Deity is like that, too, but it is additionally utterly unforgiving of mistakes and more sensitive to unlucky terrain layout.

jrralls wrote:

Just curious, what level does everyone play at?

Prince, Pushing to King if I'm finding Prince too easy. I don;t have the attention to detail to play much above King to be honest - I'd have to be much more into the game to do that. As much as I love Civ, it's a game I play "too see what happens" much more than I do it win.

That said, if I find myself in a bad situation I will quit rather than see it through.

I recently moved up to King once I figured out how to abuse money in the early game, Prince became a steamroll. Being able to buy a 2nd settler by the time I'm finishing producing my first 'naturally' certainly helps land grab and getting an initial flow of deadly archers. If i'm lucky enough to have horses nearby too, i'll wipe out pretty much any enemy on my island. I still find that on King, too, but those Civs that are out-with walking distance have time to level the playing field while i'm spilling blood, so the mid game can be more equalling.

My last King game I managed to build Big Ben just as I amassed 20k gold in the bank, so Big Ben doubled it to 40k. Then I just bought a huge army and went nuts. Doesn't always pan out that way, and I've been sneak-defeated by religion a couple of times because Religious Wars/Victories are my go-to insomnia cure.

Taking a bit of a break from Civ6, though, but I'm sure I'll be back soon enough.

King, for all the reasons BadKen outlined above.

jrralls wrote:

Just curious, what level does everyone play at?

Settler. And I’m not ashamed of it.

Yeah, pretty much like BadKen described. Emperor once in a while, but it kinda feels less fun.
Haven't played in a while, game really feels like it is lacking something to keep the systems together,

Eleima wrote:
jrralls wrote:

Just curious, what level does everyone play at?

Settler. And I’m not ashamed of it.

Quite right, too. Play whatever makes it FUN, for you. No point in playing otherwise.

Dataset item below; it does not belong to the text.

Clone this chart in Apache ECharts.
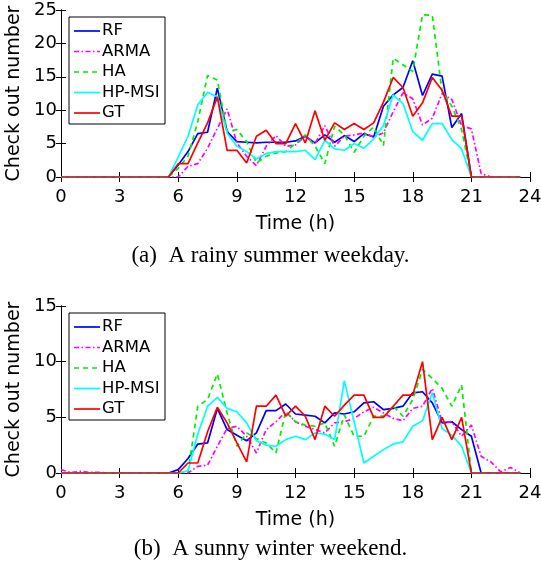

Well, I don't play it at all at the moment, but whenever I do get around to Civ6 it will be at whatever the default difficulty is. I don't think I've ever changed it in any of the previous civs, I'm just not interested in having to work too hard to win.

I play at King. That's only one level above the default, which I believe is Prince. I don't do it for the challenge. I increased the AI level so the AI will present me with nice targets once I have my armies and soldiers. Also makes for better allies and trading partners.

It has been a while since I played Civ V or VI, but I think I played them at King and won pretty regularly. I don't think I usually win often Emperor.

I started playing Civ IV again and King has been kicking my butt. I won one time out of about a dozen games, and I only won because I made a permanent alliance late in the game to share his win. I should drop it down to Prince.

How was the drop back to Civ4? I fancy trying something like Caveman to Cosmos, but it's Civ4 only. The mechanics have changed considerably from 4.... maybe it'd be fun to give it a try.

Civ IV holds up surprisingly well. While I liked Civ V and VI enough to put time into them, I don't think the switch to 1UPT was a good one. Playing Civ IV it was nice go go back to making some combined arms stacks and not juggling units around trying to get them positioned. It lets you focus more on the big picture

Now I do miss the more unique civs in V and VI. Leaders and civs in IV aren't as differentiated. There are enough combinations of leader traits to give some variety though. I also think that resources in Civ IV have a bigger impact on desirable locations.

In any case, it wasn't painful to go back and play a much older game - go for it!